— MATERIAL SHOWN —
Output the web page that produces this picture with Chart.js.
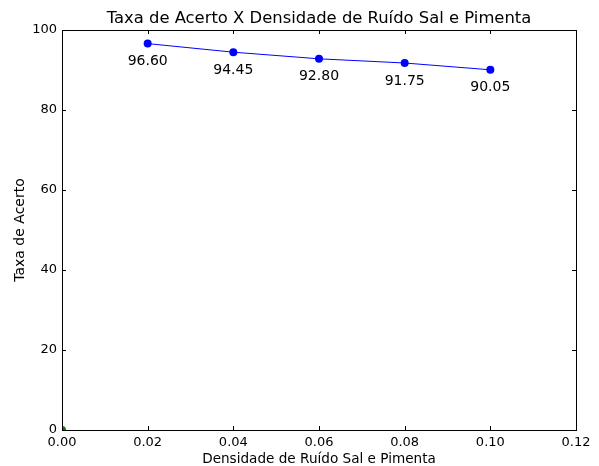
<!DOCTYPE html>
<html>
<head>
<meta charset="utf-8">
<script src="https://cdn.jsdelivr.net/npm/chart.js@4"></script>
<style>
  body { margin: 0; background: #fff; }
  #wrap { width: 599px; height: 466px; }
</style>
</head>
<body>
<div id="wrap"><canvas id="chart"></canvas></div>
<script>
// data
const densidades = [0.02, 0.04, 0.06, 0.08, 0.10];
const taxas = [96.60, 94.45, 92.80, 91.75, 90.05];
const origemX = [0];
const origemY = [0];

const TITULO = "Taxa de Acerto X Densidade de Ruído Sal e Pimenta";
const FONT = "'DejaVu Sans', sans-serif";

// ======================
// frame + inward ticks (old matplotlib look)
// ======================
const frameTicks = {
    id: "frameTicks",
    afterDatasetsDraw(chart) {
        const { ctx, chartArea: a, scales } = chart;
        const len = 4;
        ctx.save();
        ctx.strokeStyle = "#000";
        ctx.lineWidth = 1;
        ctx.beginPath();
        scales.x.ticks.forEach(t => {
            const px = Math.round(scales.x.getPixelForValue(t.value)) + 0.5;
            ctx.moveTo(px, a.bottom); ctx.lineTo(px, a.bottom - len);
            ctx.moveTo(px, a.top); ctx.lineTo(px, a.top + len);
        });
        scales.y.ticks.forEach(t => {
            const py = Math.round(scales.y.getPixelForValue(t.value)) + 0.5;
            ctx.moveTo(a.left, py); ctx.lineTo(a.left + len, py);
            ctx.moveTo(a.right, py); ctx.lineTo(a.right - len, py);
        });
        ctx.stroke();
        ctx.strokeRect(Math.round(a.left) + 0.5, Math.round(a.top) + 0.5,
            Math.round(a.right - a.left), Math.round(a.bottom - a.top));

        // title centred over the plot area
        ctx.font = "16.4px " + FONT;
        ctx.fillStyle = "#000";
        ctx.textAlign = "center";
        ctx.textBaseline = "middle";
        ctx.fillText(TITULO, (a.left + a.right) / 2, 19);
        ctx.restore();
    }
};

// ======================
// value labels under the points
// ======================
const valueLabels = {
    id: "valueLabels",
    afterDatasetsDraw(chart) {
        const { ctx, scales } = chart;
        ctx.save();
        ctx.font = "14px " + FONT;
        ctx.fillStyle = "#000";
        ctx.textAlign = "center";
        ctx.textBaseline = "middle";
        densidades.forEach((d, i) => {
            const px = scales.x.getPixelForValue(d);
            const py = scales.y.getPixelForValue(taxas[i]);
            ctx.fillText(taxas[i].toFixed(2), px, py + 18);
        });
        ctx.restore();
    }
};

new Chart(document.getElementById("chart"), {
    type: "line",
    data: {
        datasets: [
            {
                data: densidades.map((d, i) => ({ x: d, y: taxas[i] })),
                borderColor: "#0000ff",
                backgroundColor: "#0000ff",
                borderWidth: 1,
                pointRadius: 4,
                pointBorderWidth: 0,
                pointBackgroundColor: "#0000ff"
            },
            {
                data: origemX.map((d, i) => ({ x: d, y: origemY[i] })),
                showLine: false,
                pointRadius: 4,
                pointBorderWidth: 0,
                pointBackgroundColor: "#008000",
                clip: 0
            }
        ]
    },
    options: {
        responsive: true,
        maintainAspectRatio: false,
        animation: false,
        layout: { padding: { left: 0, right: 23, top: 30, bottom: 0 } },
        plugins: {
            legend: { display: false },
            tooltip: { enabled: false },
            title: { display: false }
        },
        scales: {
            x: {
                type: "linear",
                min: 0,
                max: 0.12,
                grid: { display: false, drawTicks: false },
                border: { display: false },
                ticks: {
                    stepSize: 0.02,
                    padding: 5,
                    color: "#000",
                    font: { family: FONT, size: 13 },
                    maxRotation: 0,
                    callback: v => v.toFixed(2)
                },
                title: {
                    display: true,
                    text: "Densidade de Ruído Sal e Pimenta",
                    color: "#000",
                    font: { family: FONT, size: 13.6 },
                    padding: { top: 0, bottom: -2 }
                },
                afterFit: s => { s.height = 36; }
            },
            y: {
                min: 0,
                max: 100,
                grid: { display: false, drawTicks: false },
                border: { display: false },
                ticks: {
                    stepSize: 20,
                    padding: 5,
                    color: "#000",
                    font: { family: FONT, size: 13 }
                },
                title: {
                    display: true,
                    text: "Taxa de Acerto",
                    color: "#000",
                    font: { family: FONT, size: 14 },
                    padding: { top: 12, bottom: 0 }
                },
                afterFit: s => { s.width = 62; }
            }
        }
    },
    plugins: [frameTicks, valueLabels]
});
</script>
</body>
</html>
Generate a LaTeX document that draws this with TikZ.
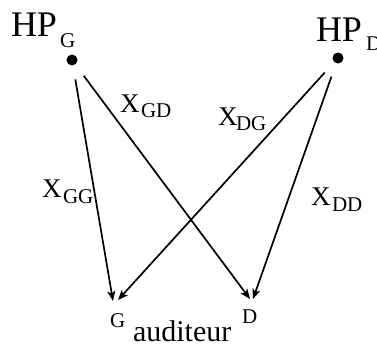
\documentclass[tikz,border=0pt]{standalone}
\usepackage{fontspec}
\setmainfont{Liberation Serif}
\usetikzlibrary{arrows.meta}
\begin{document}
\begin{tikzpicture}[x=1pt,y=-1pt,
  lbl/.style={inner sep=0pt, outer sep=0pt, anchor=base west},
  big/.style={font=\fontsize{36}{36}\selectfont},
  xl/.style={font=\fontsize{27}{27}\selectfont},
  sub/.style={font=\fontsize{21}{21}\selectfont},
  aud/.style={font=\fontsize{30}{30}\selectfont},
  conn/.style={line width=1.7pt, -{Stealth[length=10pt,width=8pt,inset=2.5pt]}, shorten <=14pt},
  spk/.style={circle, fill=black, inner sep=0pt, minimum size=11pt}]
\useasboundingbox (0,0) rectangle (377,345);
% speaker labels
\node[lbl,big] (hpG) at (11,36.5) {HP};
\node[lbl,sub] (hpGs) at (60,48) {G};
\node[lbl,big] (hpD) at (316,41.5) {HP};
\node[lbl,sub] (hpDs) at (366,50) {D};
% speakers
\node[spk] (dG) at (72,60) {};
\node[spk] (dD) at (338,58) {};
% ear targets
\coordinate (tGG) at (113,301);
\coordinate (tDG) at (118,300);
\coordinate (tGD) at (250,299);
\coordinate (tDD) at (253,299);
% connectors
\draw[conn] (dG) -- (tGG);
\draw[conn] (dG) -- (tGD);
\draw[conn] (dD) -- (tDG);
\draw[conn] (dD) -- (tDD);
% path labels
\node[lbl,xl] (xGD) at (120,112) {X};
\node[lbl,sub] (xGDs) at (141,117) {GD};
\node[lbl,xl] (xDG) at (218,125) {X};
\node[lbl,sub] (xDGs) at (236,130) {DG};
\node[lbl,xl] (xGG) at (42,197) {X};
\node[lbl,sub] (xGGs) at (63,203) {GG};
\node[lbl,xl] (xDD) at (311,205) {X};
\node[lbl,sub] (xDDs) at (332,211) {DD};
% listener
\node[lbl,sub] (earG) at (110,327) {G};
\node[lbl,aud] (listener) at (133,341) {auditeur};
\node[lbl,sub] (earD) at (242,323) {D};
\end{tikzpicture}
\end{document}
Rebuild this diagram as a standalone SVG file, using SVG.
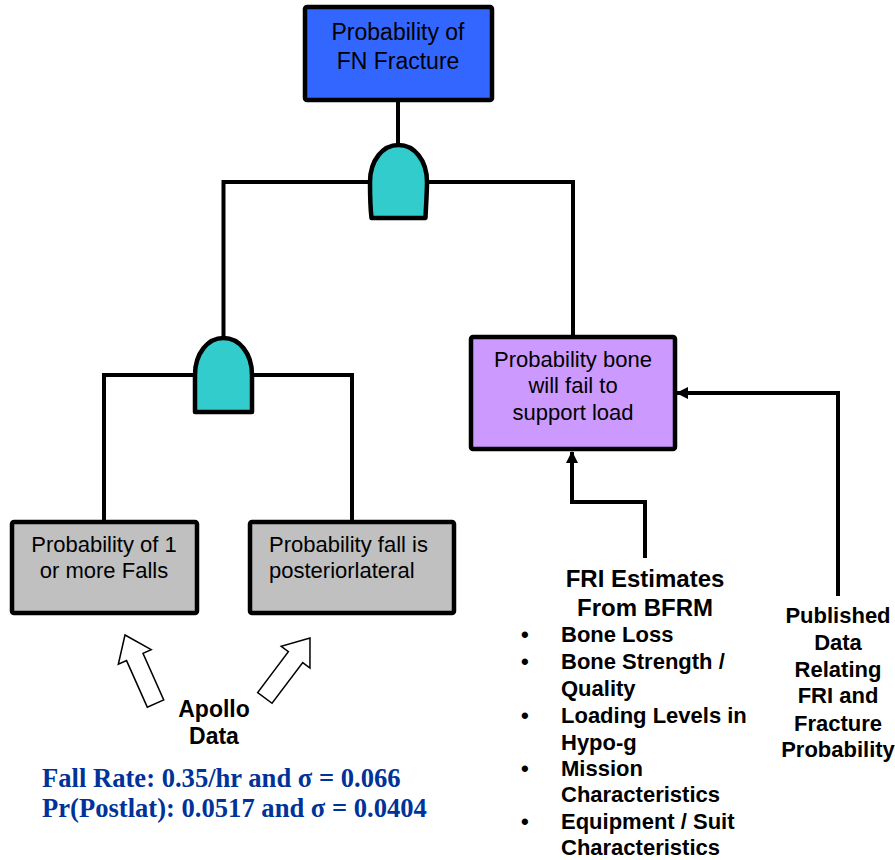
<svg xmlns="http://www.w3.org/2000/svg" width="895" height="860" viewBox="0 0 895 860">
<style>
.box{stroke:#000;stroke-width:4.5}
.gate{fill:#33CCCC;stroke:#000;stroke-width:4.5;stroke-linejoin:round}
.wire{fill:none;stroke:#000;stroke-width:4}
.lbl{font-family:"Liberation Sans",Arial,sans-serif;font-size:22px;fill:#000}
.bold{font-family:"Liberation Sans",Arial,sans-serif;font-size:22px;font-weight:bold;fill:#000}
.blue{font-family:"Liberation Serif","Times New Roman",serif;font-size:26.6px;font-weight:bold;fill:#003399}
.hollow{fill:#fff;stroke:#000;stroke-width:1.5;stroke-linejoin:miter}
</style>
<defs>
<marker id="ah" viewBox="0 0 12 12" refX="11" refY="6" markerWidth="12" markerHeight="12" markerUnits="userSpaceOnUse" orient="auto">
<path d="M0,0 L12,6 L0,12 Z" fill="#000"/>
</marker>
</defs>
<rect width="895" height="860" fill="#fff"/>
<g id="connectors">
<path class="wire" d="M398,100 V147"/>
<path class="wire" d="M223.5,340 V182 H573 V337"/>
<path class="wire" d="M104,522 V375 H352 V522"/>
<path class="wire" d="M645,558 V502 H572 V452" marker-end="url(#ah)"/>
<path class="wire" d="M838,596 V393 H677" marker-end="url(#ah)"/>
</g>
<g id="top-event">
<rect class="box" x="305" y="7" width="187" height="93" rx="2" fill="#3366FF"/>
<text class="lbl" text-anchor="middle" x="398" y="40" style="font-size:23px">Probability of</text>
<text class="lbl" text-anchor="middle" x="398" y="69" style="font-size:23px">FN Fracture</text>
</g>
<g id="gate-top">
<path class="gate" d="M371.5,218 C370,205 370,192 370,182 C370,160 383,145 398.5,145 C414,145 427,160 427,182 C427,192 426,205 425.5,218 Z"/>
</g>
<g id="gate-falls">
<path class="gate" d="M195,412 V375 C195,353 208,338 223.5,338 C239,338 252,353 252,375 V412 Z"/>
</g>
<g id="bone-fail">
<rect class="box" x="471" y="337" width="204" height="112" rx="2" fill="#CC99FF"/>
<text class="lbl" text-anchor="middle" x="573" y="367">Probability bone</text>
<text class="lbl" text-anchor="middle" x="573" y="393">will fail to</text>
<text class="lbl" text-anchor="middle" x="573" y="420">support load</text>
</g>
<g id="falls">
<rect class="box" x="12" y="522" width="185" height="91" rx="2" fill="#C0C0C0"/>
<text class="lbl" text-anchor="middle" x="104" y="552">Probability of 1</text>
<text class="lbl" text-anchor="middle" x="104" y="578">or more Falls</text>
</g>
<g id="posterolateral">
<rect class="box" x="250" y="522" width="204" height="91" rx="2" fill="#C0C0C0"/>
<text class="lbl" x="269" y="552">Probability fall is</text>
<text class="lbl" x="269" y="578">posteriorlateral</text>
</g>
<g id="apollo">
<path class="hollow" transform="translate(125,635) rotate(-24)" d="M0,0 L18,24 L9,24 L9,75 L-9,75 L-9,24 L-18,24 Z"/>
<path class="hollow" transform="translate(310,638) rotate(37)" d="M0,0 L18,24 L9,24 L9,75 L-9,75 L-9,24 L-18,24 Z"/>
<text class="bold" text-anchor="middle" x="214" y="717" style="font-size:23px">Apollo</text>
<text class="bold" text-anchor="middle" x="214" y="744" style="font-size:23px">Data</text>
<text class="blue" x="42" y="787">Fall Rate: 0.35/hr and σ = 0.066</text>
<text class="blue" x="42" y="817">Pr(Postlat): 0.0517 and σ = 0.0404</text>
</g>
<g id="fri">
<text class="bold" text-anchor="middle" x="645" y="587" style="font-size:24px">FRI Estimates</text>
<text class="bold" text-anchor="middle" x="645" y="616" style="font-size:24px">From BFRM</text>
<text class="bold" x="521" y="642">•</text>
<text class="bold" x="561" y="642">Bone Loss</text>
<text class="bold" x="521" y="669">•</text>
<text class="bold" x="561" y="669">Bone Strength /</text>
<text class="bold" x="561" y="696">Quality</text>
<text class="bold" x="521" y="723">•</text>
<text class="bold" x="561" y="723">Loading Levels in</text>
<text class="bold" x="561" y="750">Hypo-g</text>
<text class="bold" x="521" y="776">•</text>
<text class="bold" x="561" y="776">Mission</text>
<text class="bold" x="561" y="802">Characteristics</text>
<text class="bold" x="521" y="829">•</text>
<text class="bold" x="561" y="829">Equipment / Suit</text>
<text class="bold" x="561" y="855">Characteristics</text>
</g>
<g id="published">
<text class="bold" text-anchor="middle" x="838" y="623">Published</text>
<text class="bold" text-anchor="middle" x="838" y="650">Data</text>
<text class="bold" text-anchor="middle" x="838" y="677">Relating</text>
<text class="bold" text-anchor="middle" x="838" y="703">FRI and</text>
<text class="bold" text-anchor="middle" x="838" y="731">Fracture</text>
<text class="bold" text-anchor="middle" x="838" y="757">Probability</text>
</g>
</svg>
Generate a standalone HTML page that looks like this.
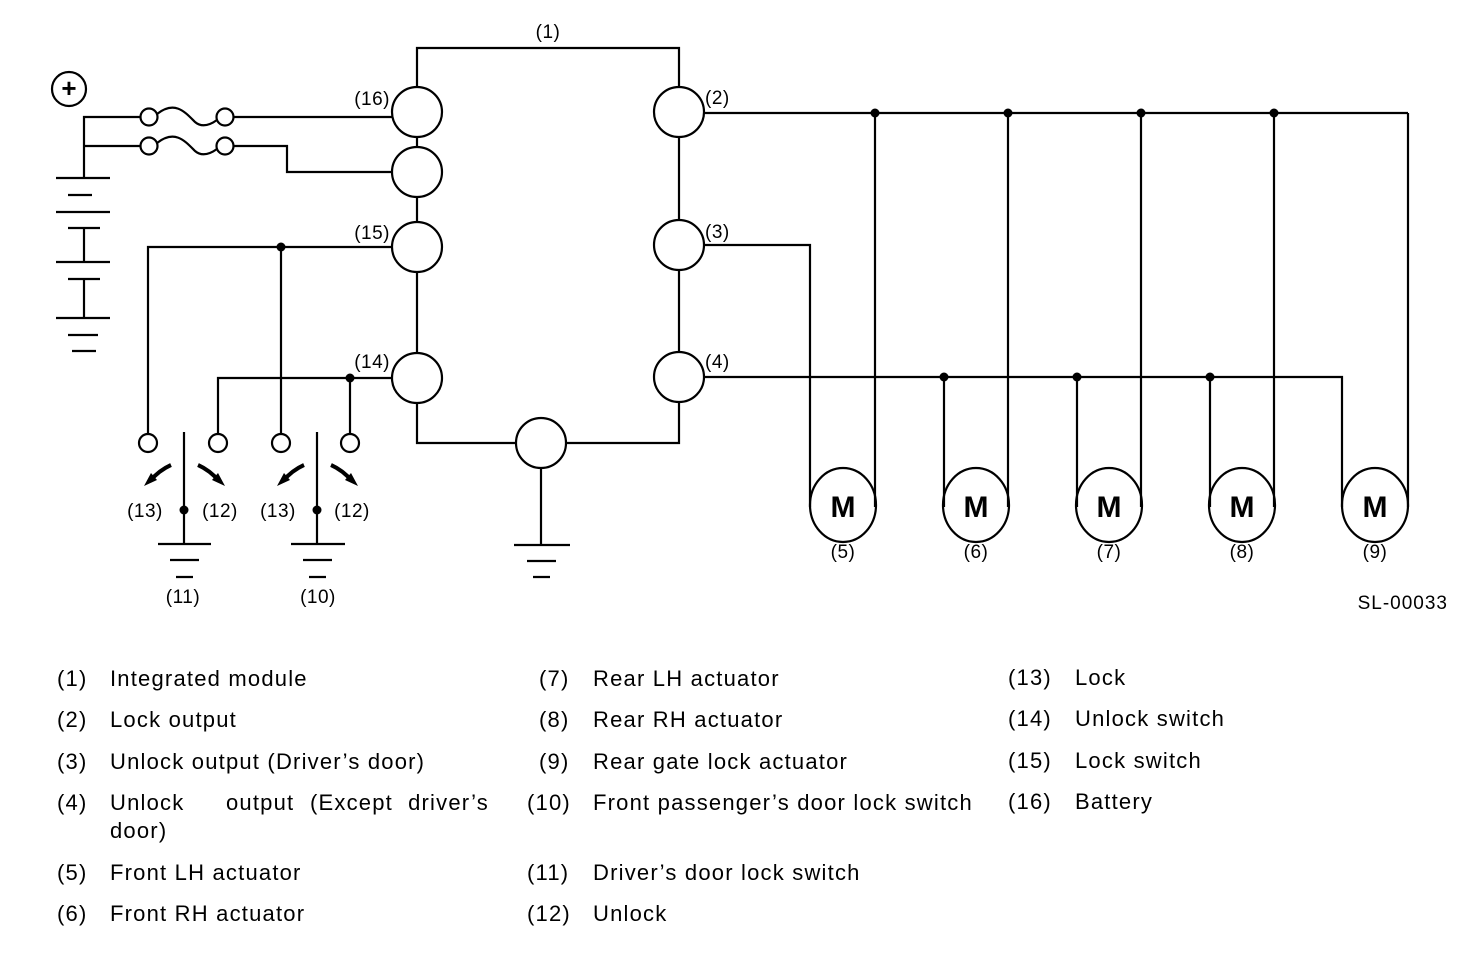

— EXERCISE REQUIREMENTS —
Please reproduce the listing exactly from its opening line through the line that contains "const origemY = [0];", both included, with all pictures omitted.

— CORRECT ANSWER —
Output the web page that produces this picture with Chart.js.
<!DOCTYPE html>
<html>
<head>
<meta charset="utf-8">
<script src="https://cdn.jsdelivr.net/npm/chart.js@4"></script>
<style>
  body { margin: 0; background: #fff; }
  #wrap { width: 599px; height: 466px; }
</style>
</head>
<body>
<div id="wrap"><canvas id="chart"></canvas></div>
<script>
// data
const densidades = [0.02, 0.04, 0.06, 0.08, 0.10];
const taxas = [96.60, 94.45, 92.80, 91.75, 90.05];
const origemX = [0];
const origemY = [0];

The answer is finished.